Starting at the line that contains "Convert this chart to Altair code." and stopping at the line that contains "import pandas as pd", return those lines exactly and nothing else. Both end lines count; pictures do not.

◇ ◇ ◇ ◇

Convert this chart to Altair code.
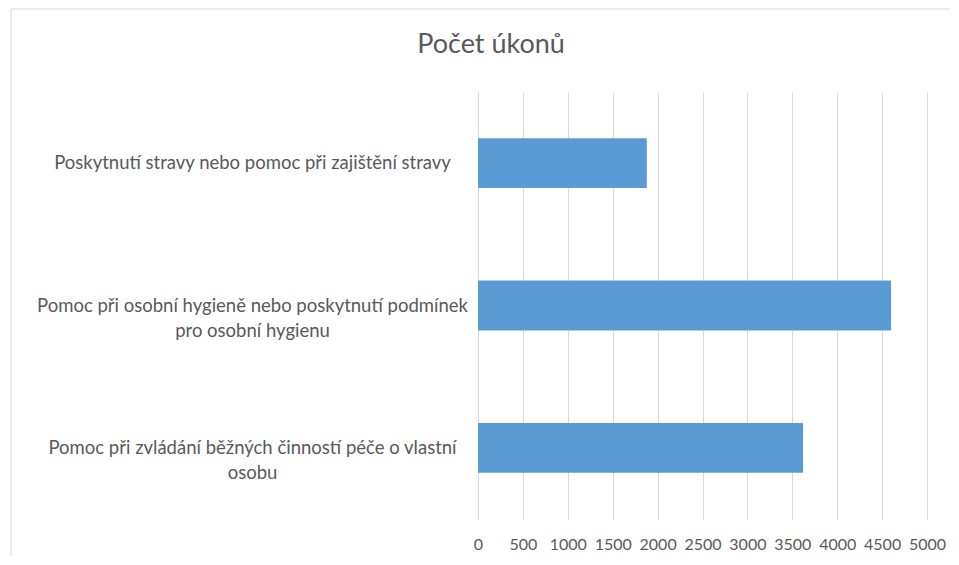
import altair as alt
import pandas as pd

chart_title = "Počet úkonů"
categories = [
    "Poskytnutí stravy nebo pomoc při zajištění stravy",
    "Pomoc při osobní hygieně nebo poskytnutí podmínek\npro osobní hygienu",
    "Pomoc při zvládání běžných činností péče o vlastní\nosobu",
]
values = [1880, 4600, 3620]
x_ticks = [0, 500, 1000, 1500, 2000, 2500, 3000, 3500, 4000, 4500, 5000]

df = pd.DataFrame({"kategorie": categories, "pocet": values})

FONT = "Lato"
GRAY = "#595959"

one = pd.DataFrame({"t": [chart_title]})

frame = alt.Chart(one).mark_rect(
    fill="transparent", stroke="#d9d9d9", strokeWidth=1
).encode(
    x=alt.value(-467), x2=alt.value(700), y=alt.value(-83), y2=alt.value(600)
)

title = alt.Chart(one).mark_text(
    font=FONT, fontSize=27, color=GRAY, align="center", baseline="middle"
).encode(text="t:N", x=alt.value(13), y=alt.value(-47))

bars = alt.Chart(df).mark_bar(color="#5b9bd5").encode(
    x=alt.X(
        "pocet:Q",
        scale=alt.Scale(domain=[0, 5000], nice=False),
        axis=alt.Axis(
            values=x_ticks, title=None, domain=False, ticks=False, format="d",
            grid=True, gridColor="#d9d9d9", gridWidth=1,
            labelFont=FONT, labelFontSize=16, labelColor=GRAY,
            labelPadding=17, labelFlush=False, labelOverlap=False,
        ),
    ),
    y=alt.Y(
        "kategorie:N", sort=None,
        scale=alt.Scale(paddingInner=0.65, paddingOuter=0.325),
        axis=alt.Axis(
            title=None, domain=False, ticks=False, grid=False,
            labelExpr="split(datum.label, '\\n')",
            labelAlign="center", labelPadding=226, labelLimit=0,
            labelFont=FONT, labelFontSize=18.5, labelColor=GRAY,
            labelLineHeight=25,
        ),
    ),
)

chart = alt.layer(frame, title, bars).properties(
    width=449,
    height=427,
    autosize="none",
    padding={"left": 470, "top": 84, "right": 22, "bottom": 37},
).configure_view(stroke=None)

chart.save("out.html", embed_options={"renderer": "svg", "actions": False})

◇ ◇ ◇ ◇

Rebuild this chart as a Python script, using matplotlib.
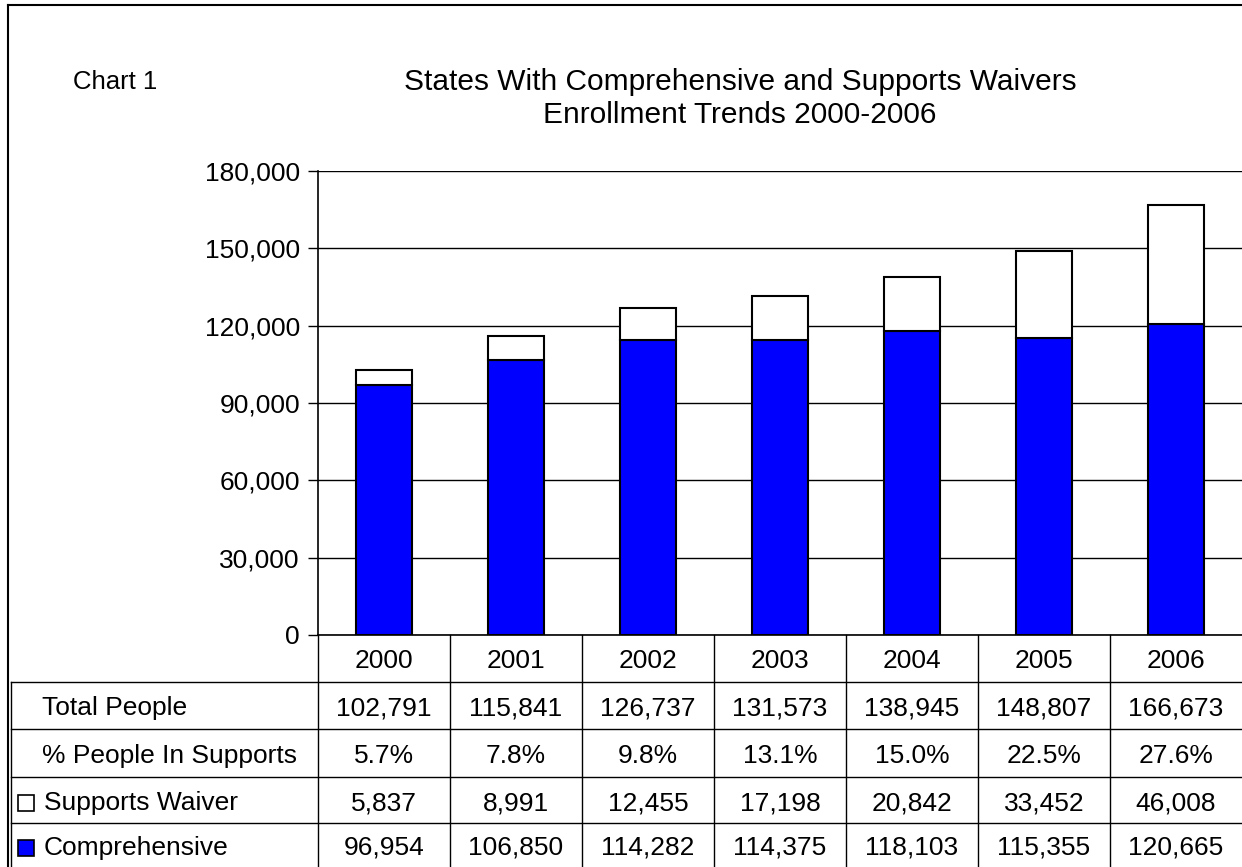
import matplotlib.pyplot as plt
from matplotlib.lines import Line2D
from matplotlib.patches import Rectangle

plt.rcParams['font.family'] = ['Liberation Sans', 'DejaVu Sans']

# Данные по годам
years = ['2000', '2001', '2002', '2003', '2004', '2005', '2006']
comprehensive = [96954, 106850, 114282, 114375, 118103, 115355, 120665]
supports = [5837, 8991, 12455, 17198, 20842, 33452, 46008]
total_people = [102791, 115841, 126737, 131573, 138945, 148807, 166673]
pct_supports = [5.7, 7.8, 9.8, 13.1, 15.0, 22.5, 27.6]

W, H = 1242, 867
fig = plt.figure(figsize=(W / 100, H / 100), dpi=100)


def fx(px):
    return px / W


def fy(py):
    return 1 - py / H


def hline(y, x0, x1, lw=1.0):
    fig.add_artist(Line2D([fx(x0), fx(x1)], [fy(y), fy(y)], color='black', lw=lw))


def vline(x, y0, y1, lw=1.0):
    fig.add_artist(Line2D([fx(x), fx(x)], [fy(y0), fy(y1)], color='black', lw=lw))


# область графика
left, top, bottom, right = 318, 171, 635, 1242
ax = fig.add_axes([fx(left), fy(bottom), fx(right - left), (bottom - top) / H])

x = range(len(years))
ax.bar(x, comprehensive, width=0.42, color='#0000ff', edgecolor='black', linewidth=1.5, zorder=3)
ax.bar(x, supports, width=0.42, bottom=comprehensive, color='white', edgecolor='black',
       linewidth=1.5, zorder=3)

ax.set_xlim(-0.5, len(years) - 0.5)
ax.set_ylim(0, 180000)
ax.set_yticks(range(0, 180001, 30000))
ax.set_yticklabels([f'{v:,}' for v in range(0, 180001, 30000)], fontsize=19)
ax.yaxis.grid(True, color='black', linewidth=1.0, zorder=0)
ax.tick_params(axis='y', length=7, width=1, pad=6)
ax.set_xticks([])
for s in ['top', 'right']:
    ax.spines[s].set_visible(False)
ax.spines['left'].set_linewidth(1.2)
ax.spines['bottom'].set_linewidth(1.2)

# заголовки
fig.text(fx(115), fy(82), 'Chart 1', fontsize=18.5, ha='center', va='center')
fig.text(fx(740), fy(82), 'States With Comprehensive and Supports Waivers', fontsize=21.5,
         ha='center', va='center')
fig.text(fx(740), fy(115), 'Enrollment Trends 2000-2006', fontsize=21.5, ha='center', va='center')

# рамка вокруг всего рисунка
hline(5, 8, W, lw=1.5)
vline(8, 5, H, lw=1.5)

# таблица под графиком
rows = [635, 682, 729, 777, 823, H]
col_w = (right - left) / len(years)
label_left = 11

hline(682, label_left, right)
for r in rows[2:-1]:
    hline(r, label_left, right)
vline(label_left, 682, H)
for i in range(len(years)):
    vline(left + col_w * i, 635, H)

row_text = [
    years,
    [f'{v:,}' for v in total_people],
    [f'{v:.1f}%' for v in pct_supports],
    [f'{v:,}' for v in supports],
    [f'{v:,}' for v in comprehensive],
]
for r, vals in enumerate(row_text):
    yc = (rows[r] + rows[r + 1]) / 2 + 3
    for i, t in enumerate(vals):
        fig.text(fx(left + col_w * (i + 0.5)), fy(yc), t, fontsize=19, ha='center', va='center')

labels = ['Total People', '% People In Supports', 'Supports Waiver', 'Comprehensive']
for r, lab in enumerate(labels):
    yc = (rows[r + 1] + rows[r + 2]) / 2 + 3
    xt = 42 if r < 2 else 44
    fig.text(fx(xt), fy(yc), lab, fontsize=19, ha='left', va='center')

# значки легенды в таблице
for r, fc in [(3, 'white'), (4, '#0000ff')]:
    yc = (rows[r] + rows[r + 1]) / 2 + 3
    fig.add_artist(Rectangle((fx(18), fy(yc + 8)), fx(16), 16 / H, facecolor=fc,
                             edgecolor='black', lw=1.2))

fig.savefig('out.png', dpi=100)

◇ ◇ ◇ ◇

● **Task output**:
Convert this chart to Altair code.
import altair as alt
import pandas as pd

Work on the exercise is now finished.